DATASET SECTION:
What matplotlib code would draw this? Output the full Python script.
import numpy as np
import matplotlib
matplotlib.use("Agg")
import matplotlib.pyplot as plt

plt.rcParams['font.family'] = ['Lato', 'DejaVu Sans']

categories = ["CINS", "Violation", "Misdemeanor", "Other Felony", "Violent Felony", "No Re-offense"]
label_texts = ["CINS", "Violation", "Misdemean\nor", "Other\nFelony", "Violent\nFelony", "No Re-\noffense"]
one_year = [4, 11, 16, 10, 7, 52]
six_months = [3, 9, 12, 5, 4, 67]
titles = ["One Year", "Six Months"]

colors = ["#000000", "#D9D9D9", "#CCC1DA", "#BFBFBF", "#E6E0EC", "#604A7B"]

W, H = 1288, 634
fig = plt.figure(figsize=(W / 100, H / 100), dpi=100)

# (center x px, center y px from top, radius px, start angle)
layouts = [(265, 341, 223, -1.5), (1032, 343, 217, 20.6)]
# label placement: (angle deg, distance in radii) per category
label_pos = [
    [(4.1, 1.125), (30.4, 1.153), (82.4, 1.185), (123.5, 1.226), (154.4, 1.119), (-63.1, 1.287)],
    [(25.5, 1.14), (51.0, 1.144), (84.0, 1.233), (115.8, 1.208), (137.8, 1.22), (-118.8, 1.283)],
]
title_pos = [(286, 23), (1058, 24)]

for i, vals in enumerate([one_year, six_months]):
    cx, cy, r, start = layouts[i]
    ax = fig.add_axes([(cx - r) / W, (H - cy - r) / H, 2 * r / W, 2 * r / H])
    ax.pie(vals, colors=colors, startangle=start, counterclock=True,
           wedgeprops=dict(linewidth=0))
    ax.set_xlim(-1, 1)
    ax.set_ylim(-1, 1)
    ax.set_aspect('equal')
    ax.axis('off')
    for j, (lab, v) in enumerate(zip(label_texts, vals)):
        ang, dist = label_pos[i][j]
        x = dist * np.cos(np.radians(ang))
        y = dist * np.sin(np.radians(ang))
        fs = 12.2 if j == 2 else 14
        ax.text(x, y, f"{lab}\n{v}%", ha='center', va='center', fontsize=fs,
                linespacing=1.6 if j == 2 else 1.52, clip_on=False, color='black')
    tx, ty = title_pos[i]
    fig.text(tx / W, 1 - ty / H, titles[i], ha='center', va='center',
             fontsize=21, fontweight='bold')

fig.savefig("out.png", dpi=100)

WHAT THE EXERCISE ASKS: Identify every line holding the word "matplotlib" and copy it out.

RESULT BELOW:
What matplotlib code would draw this? Output the full Python script.
import matplotlib
matplotlib.use("Agg")
import matplotlib.pyplot as plt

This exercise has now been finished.